BEGIN DATASET CONTENT

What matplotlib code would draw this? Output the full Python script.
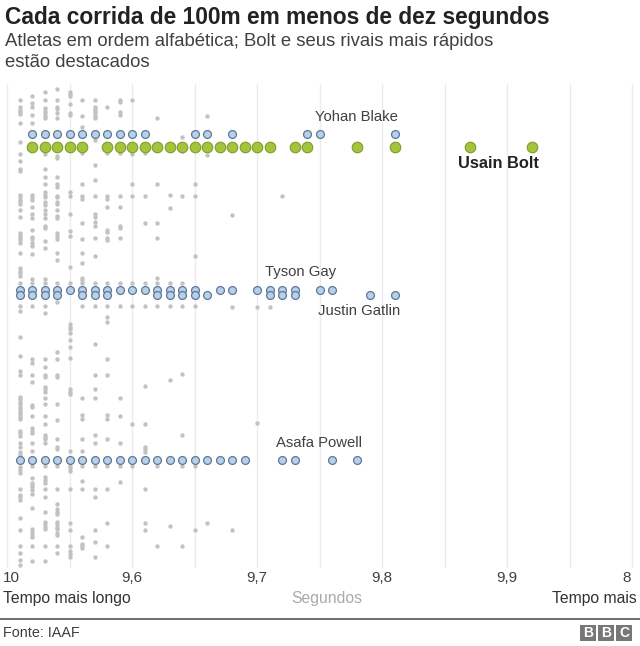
import numpy as np
import matplotlib.pyplot as plt
from matplotlib.patches import Rectangle

plt.rcParams['font.family'] = ['Liberation Sans', 'DejaVu Sans']

# tempos (s) e posição da linha de cada atleta (ordem alfabética, de cima p/ baixo)
tempos_cinza = [9.99, 9.98, 9.97, 9.96, 9.95, 9.94, 9.93, 9.92, 9.91,
                9.90, 9.89, 9.88, 9.87, 9.86, 9.85, 9.84]
c999 = [100, 107, 110, 112, 114, 123, 142, 154, 161, 169, 171, 195, 197, 200, 202, 204, 210,
        217, 233, 236, 238, 240, 243, 253, 268, 271, 273, 276, 283, 306, 311, 337, 356, 371,
        375, 397, 399, 402, 404, 407, 409, 412, 414, 417, 419, 431, 433, 436, 443, 447, 452,
        455, 467, 470, 473, 489, 495, 497, 500, 518, 530, 546, 553, 560, 565]
c998 = [96, 103, 107, 115, 123, 195, 197, 200, 207, 214, 218, 230, 237, 239, 243, 246, 254,
        279, 283, 306, 359, 363, 375, 382, 405, 407, 416, 428, 431, 433, 443, 451, 466, 478,
        483, 485, 487, 490, 494, 508, 529, 532, 535, 537, 546, 561]
c997 = [92, 100, 108, 111, 113, 116, 118, 154, 169, 177, 184, 192, 195, 197, 202, 205, 210,
        214, 218, 226, 228, 241, 248, 279, 283, 306, 313, 359, 367, 375, 377, 387, 389, 392,
        398, 404, 416, 424, 435, 437, 439, 443, 466, 477, 480, 483, 489, 497, 512, 522, 524,
        527, 529, 546, 561]
c996 = [89, 100, 107, 109, 113, 118, 156, 158, 177, 184, 187, 196, 197, 202, 204, 210, 216,
        218, 233, 236, 239, 253, 260, 283, 302, 352, 359, 375, 377, 404, 420, 439, 447, 449,
        466, 489, 504, 509, 512, 514, 522, 524, 527, 529, 533, 535, 546, 553]
c995 = [92, 94, 96, 104, 113, 115, 192, 196, 214, 231, 236, 267, 283, 324, 327, 329, 333,
        340, 347, 358, 389, 392, 394, 451, 466, 468, 471, 489, 523, 530, 546, 551, 554, 557]
c994 = [100, 116, 127, 153, 184, 196, 199, 223, 239, 253, 263, 278, 280, 283, 306, 398, 415,
        419, 439, 451, 466, 481, 489, 537, 544, 546, 548]
c993 = [100, 107, 109, 111, 113, 116, 118, 140, 165, 180, 196, 214, 217, 222, 226, 238,
        256, 283, 306, 344, 375, 389, 398, 435, 443, 466, 489, 497, 530, 542, 557]
c992 = [107, 153, 196, 199, 207, 230, 232, 238, 240, 283, 306, 317, 322, 359, 375, 415, 419,
        439, 466, 489, 523, 546]
c991 = [100, 102, 112, 115, 153, 196, 207, 226, 228, 238, 283, 306, 398, 416, 443, 466, 482]
c990 = [100, 154, 184, 196, 283, 306, 424, 466]
c989 = [153, 196, 223, 283, 306, 386, 424, 447, 449, 452, 489, 523, 530]
c988 = [118, 184, 223, 238, 278, 283, 306, 466, 546]
c987 = [195, 208, 283, 306, 380, 526]
c986 = [137, 151, 196, 283, 306, 374, 435, 466, 546]
c985 = [184, 196, 256, 306, 466, 530]
c984 = [116, 155, 523]
linhas_cinza = [c999, c998, c997, c996, c995, c994, c993, c992, c991,
                c990, c989, c988, c987, c986, c985, c984]
tempos_extra = [9.82, 9.82, 9.82, 9.80, 9.80, 9.79, 9.78]
linhas_extra = [215, 307, 530, 307, 423, 307, 196]

blake = [9.98, 9.97, 9.96, 9.95, 9.94, 9.93, 9.92, 9.91, 9.90, 9.89, 9.85, 9.84, 9.82,
         9.76, 9.75, 9.69]
bolt = [9.98, 9.97, 9.96, 9.95, 9.94, 9.92, 9.91, 9.90, 9.89, 9.88, 9.87, 9.86, 9.85,
        9.84, 9.83, 9.82, 9.81, 9.80, 9.79, 9.77, 9.76, 9.72, 9.69, 9.63, 9.58]
gatlin = [9.99, 9.98, 9.97, 9.96, 9.95, 9.94, 9.93, 9.92, 9.91, 9.90, 9.89, 9.88, 9.87,
          9.86, 9.85, 9.83, 9.82, 9.80, 9.79, 9.78, 9.77, 9.75, 9.74]
gay = [9.99, 9.98, 9.97, 9.96, 9.94, 9.93, 9.92, 9.88, 9.87, 9.86, 9.85, 9.84, 9.79,
       9.78, 9.77, 9.71, 9.69]
powell = [9.99, 9.98, 9.97, 9.96, 9.95, 9.94, 9.93, 9.92, 9.91, 9.90, 9.89, 9.88, 9.87,
          9.86, 9.85, 9.84, 9.83, 9.82, 9.81, 9.78, 9.77, 9.74, 9.72]
destaques = [blake, gatlin, gay, powell]
linhas_destaque = [134, 290, 295, 459.5]
linha_bolt = 147

tick_pos = [10.0, 9.9, 9.8, 9.7, 9.6]
tick_txt = ['10', '9,6', '9,7', '9,8', '9,9']

W, H = 640, 646
fig = plt.figure(figsize=(W / 100, H / 100), dpi=100)
ax = fig.add_axes([0, 1 - 568 / H, 1, (568 - 84) / H])
ax.set_xlim(10 + 7 / 1250, 10 - 633 / 1250)
ax.set_ylim(568, 84)
ax.axis('off')

for g in np.arange(10.0, 9.49, -0.05):
    ax.axvline(g, color='#ebebeb', lw=1, zorder=0)

xs, ys = [], []
for t, col in zip(tempos_cinza, linhas_cinza):
    xs += [t] * len(col)
    ys += col
xs += tempos_extra
ys += linhas_extra
ax.scatter(xs, ys, s=10, color='#c2c2c2', lw=0, zorder=2)

for tempos, y in zip(destaques, linhas_destaque):
    ax.scatter(tempos, [y] * len(tempos), s=32, facecolor='#b7cfe8',
               edgecolor='#5d7897', lw=0.9, zorder=3)
ax.scatter(bolt, [linha_bolt] * len(bolt), s=58, facecolor='#a4c43c',
           edgecolor='#809c2a', lw=0.8, zorder=4)

lab = dict(fontsize=10.7, color='#404040', ha='right', va='center')
ax.text(10 - 391 / 1250, 117, 'Yohan Blake', **lab)
ax.text(10 - 532 / 1250, 163, 'Usain Bolt', fontsize=11.8, fontweight='bold',
        color='#222222', ha='right', va='center')
ax.text(10 - 329 / 1250, 272, 'Tyson Gay', **lab)
ax.text(10 - 393 / 1250, 311, 'Justin Gatlin', **lab)
ax.text(10 - 355 / 1250, 443, 'Asafa Powell', **lab)

# rótulos do eixo
for p, s in zip(tick_pos, tick_txt):
    ax.text(p if p != 10.0 else 10 + 4 / 1250, 578, s, fontsize=11, color='#404040',
            ha='left' if p == 10.0 else 'center', va='center', clip_on=False)
ax.text(10 - 620 / 1250, 578, '8', fontsize=11, color='#404040', ha='center',
        va='center', clip_on=False)

fig.text(3 / W, 1 - 598 / H, 'Tempo mais longo', fontsize=11.3, color='#333333', va='center')
fig.text(327 / W, 1 - 598 / H, 'Segundos', fontsize=11.3, color='#aaaaaa', va='center', ha='center')
fig.text(637 / W, 1 - 598 / H, 'Tempo mais', fontsize=11.3, color='#333333', va='center', ha='right')

fig.text(5 / W, 1 - 17.5 / H, 'Cada corrida de 100m em menos de dez segundos', fontsize=16.4,
         fontweight='bold', color='#222222', va='center')
fig.text(5 / W, 1 - 42 / H, 'Atletas em ordem alfabética; Bolt e seus rivais mais rápidos',
         fontsize=13.3, color='#404040', va='center')
fig.text(5 / W, 1 - 62.5 / H, 'estão destacados', fontsize=13.3, color='#404040', va='center')

fig.add_artist(plt.Line2D([0, 1], [1 - 619 / H] * 2, color='#555555', lw=1.2))
fig.text(3 / W, 1 - 633 / H, 'Fonte: IAAF', fontsize=10.4, color='#404040', va='center')

for i, ch in enumerate('BBC'):
    x0 = 580 + i * 18
    fig.add_artist(Rectangle((x0 / W, 1 - 641 / H), 16 / W, 16 / H, color='#777777',
                             transform=fig.transFigure, lw=0))
    fig.text((x0 + 8) / W, 1 - 633 / H, ch, fontsize=10, fontweight='bold',
             color='white', ha='center', va='center')

fig.savefig('out.png', dpi=100)
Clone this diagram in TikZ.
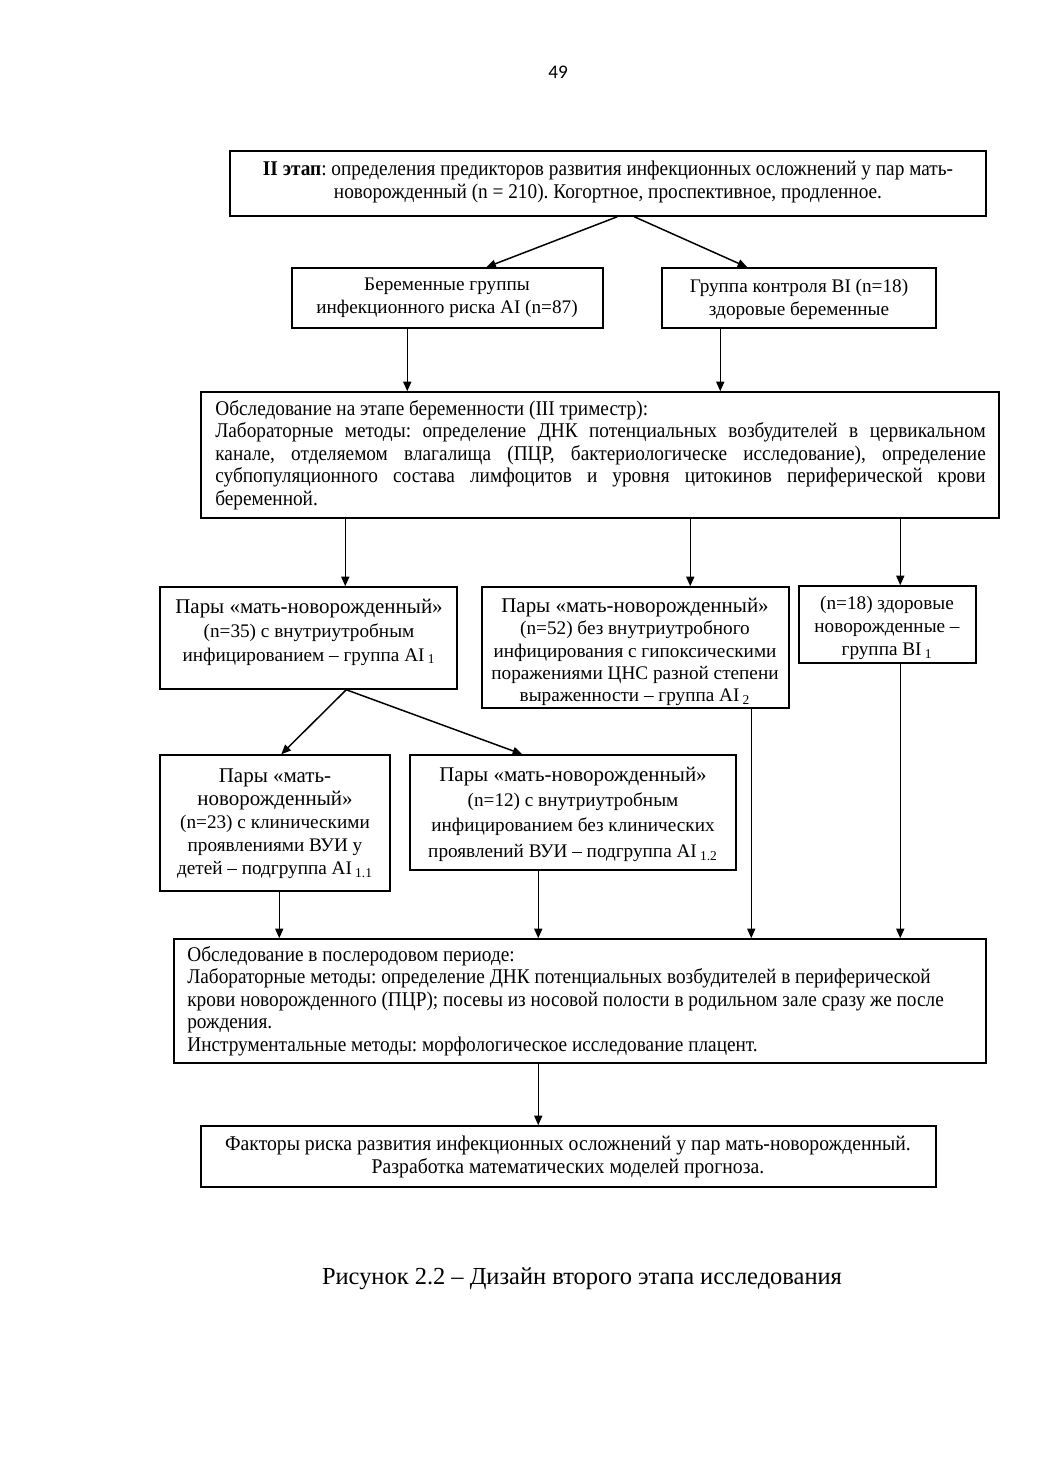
\documentclass[tikz,border=0pt]{standalone}
\usepackage{fontspec}
\setmainfont{Liberation Serif}
\newfontfamily\cond[FakeStretch=0.92]{Liberation Serif}
\newfontfamily\condf[FakeStretch=0.94]{Liberation Serif}
\newfontfamily\numfont{Carlito}
\usetikzlibrary{arrows.meta,fit,calc}
\newcommand{\hd}[1]{{\fontsize{12}{13.2}\selectfont #1}}
\frenchspacing
\begin{document}
\begin{tikzpicture}[x=0.5724pt,y=-0.5724pt,
 box/.style={draw, line width=0.85pt, inner sep=0pt},
 txt/.style={inner sep=0pt, align=center, font=\fontsize{11}{13.2}\selectfont},
 ctxt/.style={inner sep=0pt, align=center, font=\cond\fontsize{12}{13.2}\selectfont},
 arr/.style={line width=0.85pt, -{Triangle[length=5.5pt,width=4.6pt]}}]
\useasboundingbox (0,0) rectangle (1040,1471);
\fill[white] (0,0) rectangle (1040,1471);

\node[inner sep=0pt, font=\numfont\fontsize{11}{13}\selectfont] (pg) at (558,72) {49};

% boxes
\node[box, fit={(230,151)(986,216)}] (top) {};
\node[box, fit={(292,268)(603,328)}] (ai) {};
\node[box, fit={(662,268)(936,328)}] (bi) {};
\node[box, fit={(201,392)(999,518)}] (big) {};
\node[box, fit={(160,587)(457,689)}] (ai1) {};
\node[box, fit={(482,587)(789,708)}] (ai2) {};
\node[box, fit={(799,586)(976,663)}] (bi1) {};
\node[box, fit={(160,755)(390,891)}] (ai11) {};
\node[box, fit={(410,755)(736,870)}] (ai12) {};
\node[box, fit={(174,939)(986,1063)}] (post) {};
\node[box, fit={(201,1126)(936,1187)}] (fin) {};

% texts
\node[ctxt] (ttop) at (608,182) {\textbf{II этап}: определения предикторов развития инфекционных осложнений у пар мать-\\новорожденный (n = 210). Когортное, проспективное, продленное.};
\node[txt] (tai) at (447,298) {Беременные группы\\инфекционного риска AI (n=87)};
\node[txt] (tbi) at (799,299) {Группа контроля BI (n=18)\\здоровые беременные};
\node[ctxt, align=justify, text width=441pt, anchor=north west, font=\cond\fontsize{12}{12.9}\selectfont] (tbig) at (215,400)
 {\hyphenpenalty=10000\relax Обследование на этапе беременности (III триместр):\\
 Лабораторные методы: определение ДНК потенциальных возбудителей в цервикальном\linebreak
 канале, отделяемом влагалища (ПЦР, бактериологическе исследование), определение\linebreak
 субпопуляционного состава лимфоцитов и уровня цитокинов периферической крови\linebreak
 беременной.};
\node[txt] (tai1) at (309,632) {\hd{Пары «мать-новорожденный»}\\[1pt](n=35) с внутриутробным\\инфицированием – группа AI\,\textsubscript{1}};
\node[txt, font=\fontsize{11}{12.7}\selectfont] (tai2) at (635,652) {\hd{Пары «мать-новорожденный»}\\(n=52) без внутриутробного\\инфицирования с гипоксическими\\поражениями ЦНС разной степени\\выраженности – группа AI\,\textsubscript{2}};
\node[txt] (tbi1) at (887,628) {(n=18) здоровые\\новорожденные –\\группа BI\,\textsubscript{1}};
\node[txt] (tai11) at (275,824) {\hd{Пары «мать-}\\\hd{новорожденный»}\\(n=23) с клиническими\\проявлениями ВУИ у\\детей – подгруппа AI\,\textsubscript{1.1}};
\node[txt] (tai12) at (573,814) {\hd{Пары «мать-новорожденный»}\\[1.5pt](n=12) с внутриутробным\\[1pt]инфицированием без клинических\\[1.5pt]проявлений ВУИ – подгруппа AI\,\textsubscript{1.2}};
\node[ctxt, align=left, anchor=north west, font=\cond\fontsize{12}{12.9}\selectfont] (tpost) at (187,946)
 {Обследование в послеродовом периоде:\\
 Лабораторные методы: определение ДНК потенциальных возбудителей в периферической\\
 крови новорожденного (ПЦР); посевы из носовой полости в родильном зале сразу же после\\
 рождения.\\
 Инструментальные методы: морфологическое исследование плацент.};
\node[ctxt, font=\condf\fontsize{12}{13.6}\selectfont] (tfin) at (568,1157) {Факторы риска развития инфекционных осложнений у пар мать-новорожденный.\\Разработка математических моделей прогноза.};

\node[inner sep=0pt, font=\fontsize{14}{16}\selectfont] (cap) at (582,1279) {Рисунок 2.2 – Дизайн второго этапа исследования};

% arrows
\draw[arr] ($(top.south west)+(388,0)$) -- ($(ai.north west)+(195,0)$);
\draw[arr] ($(top.south west)+(405,0)$) -- ($(bi.north west)+(86,0)$);
\draw[arr] ($(ai.south west)+(116,0)$) -- ($(big.north west)+(207,0)$);
\draw[arr] ($(bi.south west)+(59,0)$) -- ($(big.north west)+(520,0)$);
\draw[arr] ($(big.south west)+(145,0)$) -- ($(ai1.north west)+(186,0)$);
\draw[arr] ($(big.south west)+(490,0)$) -- ($(ai2.north west)+(209,0)$);
\draw[arr] ($(big.south west)+(700,0)$) -- ($(bi1.north west)+(102,0)$);
\draw[arr] ($(ai1.south west)+(187,0)$) -- ($(ai11.north west)+(122,0)$);
\draw[arr] ($(ai1.south west)+(187,0)$) -- ($(ai12.north west)+(113,0)$);
\draw[arr] ($(ai11.south west)+(120,0)$) -- ($(post.north west)+(106,0)$);
\draw[arr] ($(ai12.south west)+(129,0)$) -- ($(post.north west)+(365,0)$);
\draw[arr] ($(ai2.south west)+(270,0)$) -- ($(post.north west)+(578,0)$);
\draw[arr] ($(bi1.south west)+(102,0)$) -- ($(post.north west)+(727,0)$);
\draw[arr] ($(post.south west)+(365,0)$) -- ($(fin.north west)+(338,0)$);
\end{tikzpicture}
\end{document}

END DATASET CONTENT

All lines from the start of the entries above through the line containing "plt.rcParams['font.family'] = ['Liberation" are to be given again exactly; the pictures are not.

- **PROBLEM SOLUTION**
What matplotlib code would draw this? Output the full Python script.
import numpy as np
import matplotlib.pyplot as plt
from matplotlib.patches import Rectangle

plt.rcParams['font.family'] = ['Liberation Sans', 'DejaVu Sans']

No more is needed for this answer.